Locks and dams system needs proper funding

June 19, 2017
Jim McNutt/Observer-Reporter Exterior of the Observer-Reporter building in Washington.

The locks and dams scattered along the three rivers surrounding Pittsburgh are an integral part of the magnificent system that channels commerce and goods up and down our waterways.

It’s an invaluable infrastructure system that allows year-round travel on the rivers around Pittsburgh – normally too shallow to navigate during the summer – and prevents flooding during heavy storms.

But one look at any of these nearly two-dozen facilities in our region clearly illustrates the need for a total overhaul of the locks and dams river system.

Built more than a century ago, they’re falling apart and in desperate need of repair. About 60 percent of the locks and dams operated by the Army Corps of Engineers are more than 50 years old, which is about their typical lifespan. That number is expected to spike to 85 percent by 2030.

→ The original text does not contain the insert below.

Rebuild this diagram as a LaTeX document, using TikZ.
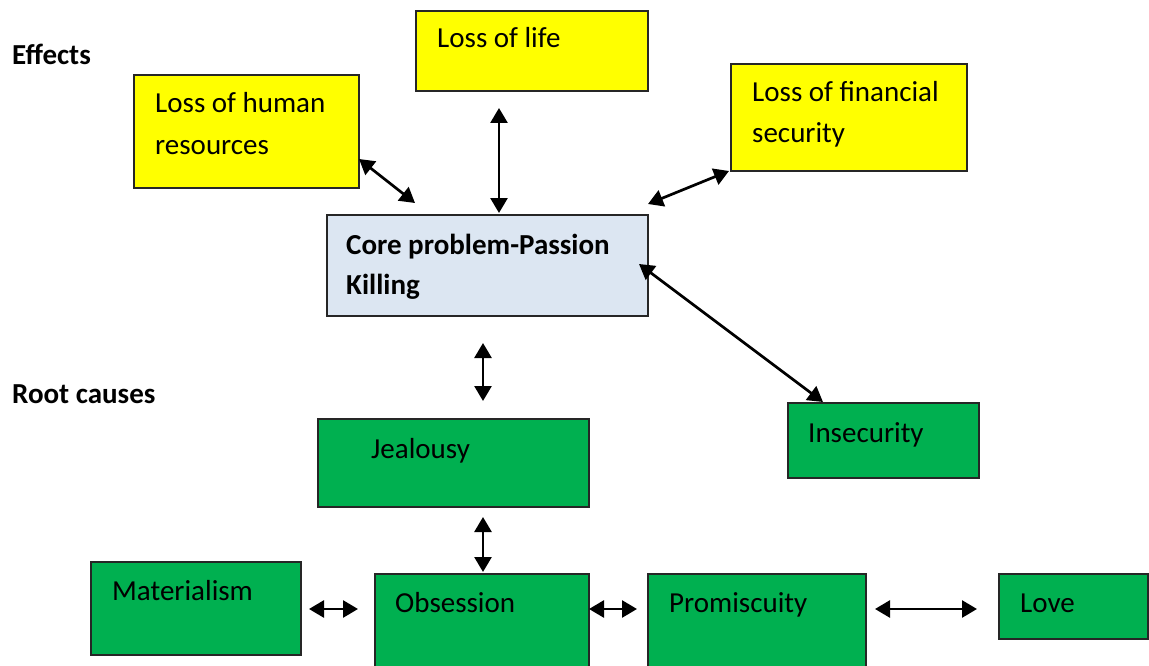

Many people think of highways and railroads as the backbone of our economy, while neglecting improvements to the river infrastructure, but the locks and dams system is equally as important.

U.S. Sen. Bob Casey is trying to change that mindset. He visited Locks and Dam No. 4 along the Monongahela River in Charleroi to discuss President Trump’s proposed funding cuts in his budget to the current project making upgrades to locks in the lower Mon Valley.

The need to upgrade the area’s locks and dams shouldn’t come as a surprise. In fact, the U.S. Army Corps of Engineers has been sounding the alarm bells for years. The Pittsburgh District oversees 23 locks and dams on the three major rivers, which is 10 percent of the total facilities operated nationwide by the Corps.

Three years ago, the Corps allowed local media members to tour the inside of an empty chamber undergoing repairs at Locks and Dam No. 3 along the Monongahela River near Elizabeth. Chunks of fallen concrete were scattered across the 110-year-old facility that had long outlived its expected lifespan when it was constructed at the turn of the last century.

The Corps wants to remove the deteriorating dam, but the funding stream forced it to make patchwork repairs instead.

The federal Water Resources Reform Development Act was signed into law in 2014 and authorized new projects, but the Corps still needed more money for the improvement projects.

So it’s puzzling that the Trump Administration would make cuts in this area, especially now that there are rumblings the president plans to push a $1 trillion infrastructure bill later this year.

Casey also raised concerns about Trump’s suggestion that tolls could be placed on the ships that navigate through locks. That undoubtedly would cause an exodus from the river and force more goods to be transported on the highways, creating a domino effect of increased traffic and damaged roads.

These locks and dams are an integral part of our region and its economy.

They’ve been neglected for far too long.

Infrastructure improvements are now in the national spotlight with our crumbling roads and bridges.

It seems natural that locks and dams should also be part of the discussion.

If so, there’s no reason to defund these projects along the Mon River.

If anything, it’s past time to spend the money necessary to fix them now, so we don’t pay a heftier price later.